Saturday, November 6, 2010

Towards Inclusive Growth - Role of the Society

This is the third of the six part series on “Towards Inclusive Growth.”


Role of Society

There is an adage - A society deserves what it gets! So, I strongly feel, the society, its shared 'thinking' and 'doing' has a great deal to do if we as a society are to move towards inclusive and sustainable growth. Corporate and government can only create so many jobs. The real employment creation is going to happen through micro and small enterprises. Creating an ecosystem for wide spread opportunity based entrepreneurship is key to inclusive and hence more sustainable growth.

I had a friend in Sydney whose grandmother was a neighbor to Sachin Tendulkar's grandmother. Both the grand-mothers were once admitted in the same hospital and were on the adjacent beds. When Sachin went to visit his grand mother, she requested her friend to talk to Sachin out of his penchant of playing cricket at the cost of his studies. It is easy now to think what we "could have" missed if Sachin had heeded to the advise.

For one Sachin, we do not know how many such geniuses the nation has lost and will be losing in various fields, be it art, business, science, politics and so on, due to restrictive thinking of our society. (I am not saying they do that to harm their kids' prospects, on the contrary, but the collective conformance mindset is what I am referring to)
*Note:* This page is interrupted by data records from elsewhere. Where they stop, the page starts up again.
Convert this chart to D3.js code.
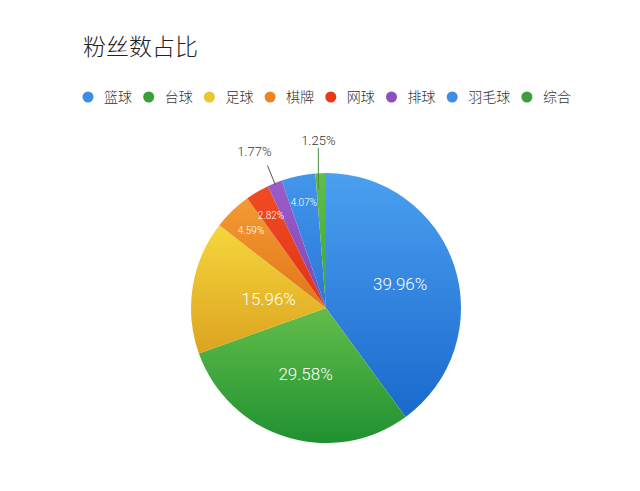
<!DOCTYPE html>
<html>
<head>
<meta charset="utf-8">
<script src="https://cdn.jsdelivr.net/npm/d3@7"></script>
<style>
  body { margin: 0; background: #fff; }
  svg { display: block; }
</style>
</head>
<body>
<div class="chart"></div>
<script>
var svgWidth = 640;
var svgHeight = 491;

// data
var categories = ["篮球", "台球", "足球", "棋牌", "网球", "排球", "羽毛球", "综合"];
var shares = [39.96, 29.58, 15.96, 4.59, 2.82, 1.77, 4.07, 1.25];
var labels = ["39.96%", "29.58%", "15.96%", "4.59%", "2.82%", "1.77%", "4.07%", "1.25%"];
var title = "粉丝数占比";

var topColors = ["#4ba0f0", "#63bd4a", "#f5d73c", "#f39b32", "#f14b24", "#9c5cc9", "#4396eb", "#62be47"];
var bottomColors = ["#1a69cd", "#1f9131", "#dca320", "#e1751b", "#e03315", "#7e48b3", "#2977d7", "#3aa536"];
var legendColors = ["#3b8ee4", "#3a9e3a", "#e8c62e", "#ec8424", "#e43a1a", "#8a50bd", "#3a8ee4", "#3e9e3c"];

var cx = 326, cy = 308, radius = 135;

var svg = d3.select(".chart")
  .append("svg")
  .attr("width", svgWidth)
  .attr("height", svgHeight);

var defs = svg.append("defs");

// one vertical gradient per slice
categories.forEach(function(c, i) {
  var g = defs.append("linearGradient")
    .attr("id", "grad" + i)
    .attr("x1", 0).attr("y1", 0)
    .attr("x2", 0).attr("y2", 1);
  g.append("stop").attr("offset", "0%").attr("stop-color", topColors[i]);
  g.append("stop").attr("offset", "100%").attr("stop-color", bottomColors[i]);
});

// title
svg.append("text")
  .attr("x", 83)
  .attr("y", 55)
  .attr("font-family", "'Noto Sans CJK SC', sans-serif")
  .attr("font-weight", 300)
  .attr("font-size", 23)
  .attr("fill", "#222")
  .text(title);

// legend, laid out from measured text widths
var legend = svg.append("g")
  .attr("font-family", "'Noto Sans CJK SC', sans-serif")
  .attr("font-weight", 300)
  .attr("font-size", 14)
  .attr("fill", "#333");

var lx = 88;
categories.forEach(function(c, i) {
  legend.append("circle")
    .attr("cx", lx)
    .attr("cy", 97)
    .attr("r", 5.5)
    .attr("fill", legendColors[i]);
  var t = legend.append("text")
    .attr("x", lx + 16)
    .attr("y", 102)
    .text(c);
  lx = lx + 16 + t.node().getComputedTextLength() + 16.7;
});

// pie
var pie = d3.pie().sort(null).value(d => d.value);
var pieData = pie(categories.map((c, i) => ({ name: c, value: shares[i], label: labels[i], i: i })));

var arc = d3.arc().innerRadius(0).outerRadius(radius);

var chartGroup = svg.append("g")
  .attr("transform", `translate(${cx}, ${cy})`);

chartGroup.selectAll("path.slice")
  .data(pieData)
  .enter()
  .append("path")
  .attr("class", "slice")
  .attr("d", arc)
  .attr("fill", d => `url(#grad${d.data.i})`);

// where the labels go: big slices nearer the middle, small ones near the rim
var bigLabelR = d3.scaleLinear().domain([15.96, 39.96]).range([58, 78]);

function pointAt(a, r) {
  return [Math.sin(a) * r, -Math.cos(a) * r];
}

pieData.forEach(function(d) {
  var mid = (d.startAngle + d.endAngle) / 2;
  var v = d.data.value;
  if (v > 10) {
    var p = pointAt(mid, bigLabelR(v));
    chartGroup.append("text")
      .attr("x", p[0]).attr("y", p[1])
      .attr("dy", "0.35em")
      .attr("text-anchor", "middle")
      .attr("font-family", "Roboto, sans-serif")
      .attr("font-weight", 300)
      .attr("font-size", 17)
      .attr("fill", "#fff")
      .text(d.data.label);
  } else if (v > 2) {
    var p2 = pointAt(mid, radius * 0.8);
    chartGroup.append("text")
      .attr("x", p2[0]).attr("y", p2[1])
      .attr("dy", "0.35em")
      .attr("text-anchor", "middle")
      .attr("font-family", "Roboto, sans-serif")
      .attr("font-weight", 300)
      .attr("font-size", 10)
      .attr("fill", "#fff")
      .text(d.data.label);
  } else if (d.data.name === "排球") {
    // radial leader line
    var a = pointAt(mid, radius - 2);
    var b = pointAt(mid, radius + 19);
    chartGroup.append("line")
      .attr("x1", a[0]).attr("y1", a[1])
      .attr("x2", b[0]).attr("y2", b[1])
      .attr("stroke", "#555")
      .attr("stroke-width", 1);
    var p3 = pointAt(mid - 0.04, radius + 37);
    chartGroup.append("text")
      .attr("x", p3[0]).attr("y", p3[1])
      .attr("dy", "0.35em")
      .attr("text-anchor", "middle")
      .attr("font-family", "Roboto, sans-serif")
      .attr("font-weight", 300)
      .attr("font-size", 13)
      .attr("fill", "#333")
      .text(d.data.label);
  } else {
    // vertical leader line
    var e = pointAt(mid, radius * 0.88);
    chartGroup.append("line")
      .attr("x1", e[0] - 3).attr("y1", e[1])
      .attr("x2", e[0] - 3).attr("y2", -radius - 25)
      .attr("stroke", "#4a8a44")
      .attr("stroke-width", 1);
    chartGroup.append("text")
      .attr("x", e[0] - 3).attr("y", -radius - 33)
      .attr("dy", "0.35em")
      .attr("text-anchor", "middle")
      .attr("font-family", "Roboto, sans-serif")
      .attr("font-weight", 300)
      .attr("font-size", 13)
      .attr("fill", "#333")
      .text(d.data.label);
  }
});
</script>
</body>
</html>
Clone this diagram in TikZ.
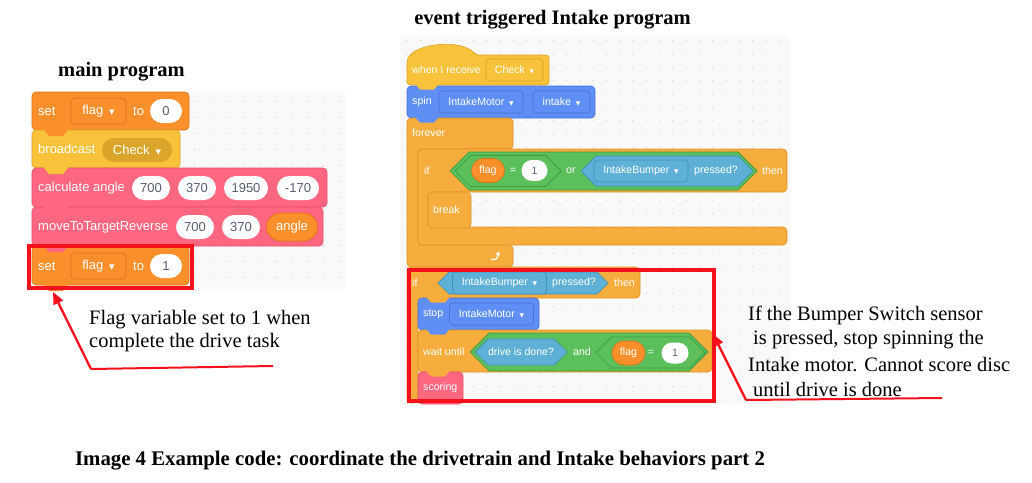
\documentclass[tikz,border=0pt]{standalone}
\usepackage{fontspec}
\usepackage{graphicx}
\setmainfont{Liberation Serif}
\newfontfamily\sansf{Liberation Sans}
\newfontfamily\dvf{DejaVu Sans}
\usetikzlibrary{shapes.misc,arrows.meta}
\definecolor{varor}{HTML}{FA8F2C}
\definecolor{varorD}{HTML}{DE7414}
\definecolor{evy}{HTML}{F8C23A}
\definecolor{evyD}{HTML}{DBA42A}
\definecolor{myp}{HTML}{FF6680}
\definecolor{mypD}{HTML}{E64D6A}
\definecolor{mot}{HTML}{5F8FF6}
\definecolor{motD}{HTML}{4A72D6}
\definecolor{ctl}{HTML}{F7AD3D}
\definecolor{ctlD}{HTML}{DB9322}
\definecolor{opg}{HTML}{5BC05B}
\definecolor{opgD}{HTML}{3E9B3E}
\definecolor{sen}{HTML}{5FB0D6}
\definecolor{senD}{HTML}{3F91BC}
\definecolor{bgc}{HTML}{F9F9F9}
\definecolor{dotc}{HTML}{D4D4D4}
\definecolor{numc}{HTML}{575E75}
\definecolor{annred}{HTML}{F5101E}
\newcommand\dd{\hspace{0.45em}{\dvf\scalebox{0.55}{▼}}}
\newcommand\hexa[6]{\path[fill=#5, draw=#6, line width=.7pt] (#1,{(#2+#4)/2}) -- ({#1+(#4-#2)/2},#2) -- ({#3-(#4-#2)/2},#2) -- (#3,{(#2+#4)/2}) -- ({#3-(#4-#2)/2},#4) -- ({#1+(#4-#2)/2},#4) -- cycle;}
\newcommand\tabL[3]{\fill[#3] ({#1+12},{#2-1.5}) -- ({#1+12},{#2}) -- ({#1+17},{#2+6}) -- ({#1+31},{#2+6}) -- ({#1+36},{#2}) -- ({#1+36},{#2-1.5}) -- cycle;}
\newcommand\tabR[3]{\fill[#3] ({#1+9},{#2-1.5}) -- ({#1+9},{#2}) -- ({#1+13},{#2+4.5}) -- ({#1+27},{#2+4.5}) -- ({#1+31},{#2}) -- ({#1+31},{#2-1.5}) -- cycle;}
\tikzset{
  blk/.style={rounded corners=4pt, line width=.6pt},
  lblL/.style={font=\sansf\fontsize{13}{15}\selectfont, text=white, inner sep=0pt, anchor=west},
  lblR/.style={font=\sansf\fontsize{10.6}{12}\selectfont, text=white, inner sep=0pt, anchor=west},
  ddL/.style={font=\sansf\fontsize{13}{15}\selectfont, text=white, rounded corners=4pt, minimum height=26pt, inner sep=0pt, line width=.7pt},
  ddR/.style={font=\sansf\fontsize{10.6}{12}\selectfont, text=white, rounded corners=3.5pt, minimum height=22pt, inner sep=0pt, line width=.7pt},
  pillL/.style={rounded rectangle, font=\sansf\fontsize{13}{15}\selectfont, text=white, minimum height=24pt, inner sep=0pt, line width=.7pt},
  pillR/.style={rounded rectangle, font=\sansf\fontsize{10.6}{12}\selectfont, text=white, minimum height=22pt, inner sep=0pt, line width=.7pt},
  wpillL/.style={pillL, fill=white, text=numc},
  wpillR/.style={pillR, fill=white, text=numc, minimum height=21pt},
  ann/.style={font=\fontsize{20.5}{24}\selectfont, inner sep=0pt, anchor=west},
  ttl/.style={font=\bfseries\fontsize{20.5}{24}\selectfont, inner sep=0pt},
  redbox/.style={draw=annred, line width=3.5pt, inner sep=0pt},
  redarrow/.style={draw=annred, line width=2.3pt, -{Triangle[length=12pt,width=10pt]}},
  redline/.style={draw=annred, line width=2pt}
}
\begin{document}
\begin{tikzpicture}[x=1pt,y=-1pt]
\useasboundingbox (0,0) rectangle (1032,482);
\fill[white] (0,0) rectangle (1032,482);
% ---------- backgrounds
\fill[bgc] (31,92) rectangle (345,289);
\foreach \i in {0,...,19} \foreach \j in {0,...,11} \fill[dotc] ({33.5+16.1*\i},{101.7+16*\j}) circle[radius=0.8pt];
\fill[bgc] (400,36) rectangle (790,404);
\foreach \i in {0,...,28} \foreach \j in {0,...,27} \fill[dotc] ({406.8+13.3*\i},{40.7+13.3*\j}) circle[radius=0.7pt];
% ---------- titles
\node[ttl] (title1) at (121.5,72) {main program};
\node[ttl] (title2) at (552.5,20) {event triggered Intake program};
% ---------- main program blocks
\path[blk, fill=varor, draw=varorD] (32,92) rectangle (189,130);
\path[blk, fill=evy, draw=evyD] (32,130) rectangle (180,168);
\path[blk, fill=myp, draw=mypD] (32,168) rectangle (327,207);
\path[blk, fill=myp, draw=mypD] (32,207) rectangle (323,246);
\path[blk, fill=varor, draw=varorD] (32,246) rectangle (189,285);
\tabL{32}{130}{varor}
\tabL{32}{168}{evy}
\tabL{32}{207}{myp}
\tabL{32}{246}{myp}
\tabL{32}{285}{varor}
\node[lblL] (set0) at (38,111) {set};
\node[ddL, fill=varor, draw=varorD, minimum width=55pt] (flag0) at (98.5,111) {flag\dd};
\node[lblL] (to0) at (133,111) {to};
\node[wpillL, minimum width=32pt] (zero) at (166,111) {0};
\node[lblL] (bc) at (38,149) {broadcast};
\node[pillL, fill=evyD, minimum width=70pt] (chk1) at (137,150) {Check\dd};
\node[lblL] (calc) at (38,188) {calculate angle};
\node[wpillL, minimum width=38pt] (c1) at (151,188) {700};
\node[wpillL, minimum width=38pt] (c2) at (197,188) {370};
\node[wpillL, minimum width=44pt] (c3) at (246,188) {1950};
\node[wpillL, minimum width=42pt] (c4) at (298,188) {-170};
\node[lblL] (mv) at (38,227) {moveToTargetReverse};
\node[wpillL, minimum width=38pt] (m1) at (195,227) {700};
\node[wpillL, minimum width=38pt] (m2) at (241,227) {370};
\node[pillL, fill=varor, draw=varorD, minimum width=51pt, minimum height=28pt] (ang) at (292,227) {angle};
\node[lblL] (set1) at (38,266) {set};
\node[ddL, fill=varor, draw=varorD, minimum width=55pt] (flag1) at (98.5,266) {flag\dd};
\node[lblL] (to1) at (133,266) {to};
\node[wpillL, minimum width=32pt] (one) at (166,266) {1};
% ---------- intake program blocks
\path[blk, rounded corners=3pt, fill=evy, draw=evyD] (407,85) -- (407,60) .. controls (416,43) and (462,39) .. (476,55) -- (549,55) -- (549,85) -- cycle;
\path[blk, fill=mot, draw=motD] (407,86) rectangle (595,118);
\path[blk, fill=ctl, draw=ctlD] (407,118) -- (513,118) -- (513,149) -- (418,149) -- (418,245) -- (513,245) -- (513,267) -- (407,267) -- cycle;
\path[blk, fill=ctl, draw=ctlD] (418,149) -- (787,149) -- (787,192) -- (428,192) -- (428,227) -- (787,227) -- (787,245) -- (418,245) -- cycle;
\path[blk, fill=ctl, draw=ctlD] (428,192) rectangle (471,228);
\path[blk, fill=ctl, draw=ctlD] (407,267) -- (640,267) -- (640,298) -- (418,298) -- (418,403) -- (407,403) -- cycle;
\path[blk, fill=mot, draw=motD] (418,298) rectangle (539,330);
\path[blk, fill=ctl, draw=ctlD] (418,330) rectangle (712,372);
\path[blk, fill=myp, draw=mypD] (418,372) rectangle (463,404);
\tabR{407}{85}{evy}
\tabR{407}{118}{mot}
\tabR{418}{298}{ctl}
\tabR{418}{330}{mot}
\tabR{418}{372}{ctl}
\node[lblR] (recv) at (412,70) {when I receive};
\node[ddR, fill=evy, draw=evyD, minimum width=57pt] (chk2) at (514.5,70) {Check\dd};
\node[lblR] (spin) at (412,102) {spin};
\node[ddR, fill=mot, draw=motD, minimum width=84pt] (im1) at (481,102) {IntakeMotor\dd};
\node[ddR, fill=mot, draw=motD, minimum width=57pt] (intk) at (561.5,102) {intake\dd};
\node[lblR] (forev) at (412,133) {forever};
\node[lblR] (if1) at (424,170.5) {if};
\hexa{450}{152}{757}{190}{opg}{opgD}
\hexa{455}{155.5}{561}{186.5}{opg}{opgD}
\node[pillR, fill=varor, draw=varorD, minimum width=33pt, minimum height=24pt] (fl1) at (488,170.5) {flag};
\node[lblR, anchor=center] (eq1) at (513,170.5) {=};
\node[wpillR, minimum width=26pt] (n1) at (534.5,170.5) {1};
\node[lblR] (or) at (566,170.5) {or};
\hexa{581}{156}{753}{186}{sen}{senD}
\node[ddR, fill=sen, draw=senD, minimum width=94pt] (ib1) at (641,171) {IntakeBumper\dd};
\node[lblR] (pr1) at (694,171) {pressed?};
\node[lblR] (then1) at (762,171) {then};
\node[lblR] (brk) at (433,209.5) {break};
\draw[white, line width=1.3pt, -{Triangle[length=3.5pt,width=4.5pt]}] (491,259.5) .. controls (497,259.5) .. (498.5,251.5);
\node[lblR] (if2) at (412,283) {if};
\hexa{438}{272}{608}{294}{sen}{senD}
\node[ddR, fill=sen, draw=senD, minimum width=94pt] (ib2) at (499.5,283) {IntakeBumper\dd};
\node[lblR] (pr2) at (552,283) {pressed?};
\node[lblR] (then2) at (614,283) {then};
\node[lblR] (stop) at (423,314) {stop};
\node[ddR, fill=mot, draw=motD, minimum width=84pt] (im2) at (491.5,314) {IntakeMotor\dd};
\node[lblR] (wait) at (423,352) {wait until};
\hexa{470}{333}{708}{371}{opg}{opgD}
\hexa{475}{339}{567}{365}{sen}{senD}
\node[lblR, anchor=center] (drv) at (521,352) {drive is done?};
\node[lblR, anchor=center] (and) at (582,352) {and};
\hexa{596}{337}{705}{368}{opg}{opgD}
\node[pillR, fill=varor, draw=varorD, minimum width=33pt, minimum height=24pt] (fl2) at (628.5,353) {flag};
\node[lblR, anchor=center] (eq2) at (651,353) {=};
\node[wpillR, minimum width=27pt] (n2) at (675,353) {1};
\node[lblR] (scor) at (423,388) {scoring};
% ---------- red annotation boxes and arrows
\node[redbox, minimum width=163pt, minimum height=42pt] (box1) at (110.5,267) {};
\node[redbox, minimum width=305pt, minimum height=131pt] (box2) at (561.5,335.5) {};
\coordinate (a1s) at (91,369);
\coordinate (a1t) at (53,292);
\coordinate (a1e) at (273,366);
\draw[redarrow] (a1s) -- (a1t);
\draw[redline] (a1s) -- (a1e);
\coordinate (a2s) at (746,400);
\coordinate (a2t) at (713,334);
\coordinate (a2e) at (942,398);
\draw[redarrow] (a2s) -- (a2t);
\draw[redline] (a2s) -- (a2e);
% ---------- annotation texts
\node[ann] (l1a) at (89,320) {Flag variable set to 1 when};
\node[ann] (l1b) at (89,343) {complete the drive task};
\node[ann] (r1) at (748,315) {If the Bumper Switch sensor};
\node[ann] (r2) at (753,340) {is pressed, stop spinning the};
\node[ann] (r3) at (748,364.5) {Intake motor. Cannot score disc};
\node[ann] (r4) at (753,389) {until drive is done};
% ---------- caption
\node[ttl, font=\bfseries\fontsize{20.8}{24}\selectfont] (cap) at (420,461) {Image 4 Example code: coordinate the drivetrain and Intake behaviors part 2};
\end{tikzpicture}
\end{document}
We as a society do not bat an eyelid while doing the wrong thing of advising our enterprising boys to either give up, or work on their entrepreneurial ideas after marriage. I also went through this strange experience - luckily, my then fiancée supported me when I confided in her that I may not last in my job for too long and she is marrying me and not my job.

I was recently talking to a student from Israel I met in USA. She mentioned that with so much of risk to life to think about, the risk capital and enterprise venture looks such a small risk to take, as an explanation to how Israel had such a good risk capital and innovation ecosystem.

Youth aspirations are growing and we are seeing a lot of first generation entrepreneurship. What can society do to play its part?

A lot!!!

- As a society we need to let our kids and youth grow in an environment where creativity is encouraged and non-conformity is not frowned upon.

- We need to let our youth know that there are other career options as well, apart from being a doctor or an engineer.

- A young eligible bachelor should not be worried about not being able to secure a good wife while also working towards an entrepreneurial goal

- In Silicon Valley, a failed entrepreneur does not feel the need to hide the facts. I had to close my Wizard Home Loans franchise business in 2008 as it was not working out and many people had the 'I told you it will not work' messages. They did not have time to suggest me how to succeed, but had a lot of time doing post-mortem, either with me or behind my back. We need to accept failures as a part of the journey. No entrepreneur wants to fail, but would feel encouraged to try if he/she knows that people will not laugh at or ostracize them for the failure. So, more acceptance of a failed entrepreneurial venture is what is called for.

- Sequel to the above point, I would encourage a very short societal fuse for a fraudulent entrepreneur and enterprise. Surprisingly, this is sorely lacking currently. We murmur, spend a lot of time at tea parties how a certain business is doing the wrong thing, but do not collectively do anything about it. This tendency encourages the wrong kind of people and thinking, and more importantly, discourages the right kind of talent venturing into enterprise world.

- Another area where genuine entrepreneurs need support is in risk capital. I would encourage successful entrepreneurs, wealthy people to allocate some of their investible surplus towards investing in early stage entrepreneurs. http://www.carmagroup.in/ gives you a mechanism to do this. This will help the entrepreneur, you as an investor and the nation at large.

Come; let us together make India an entrepreneurial society!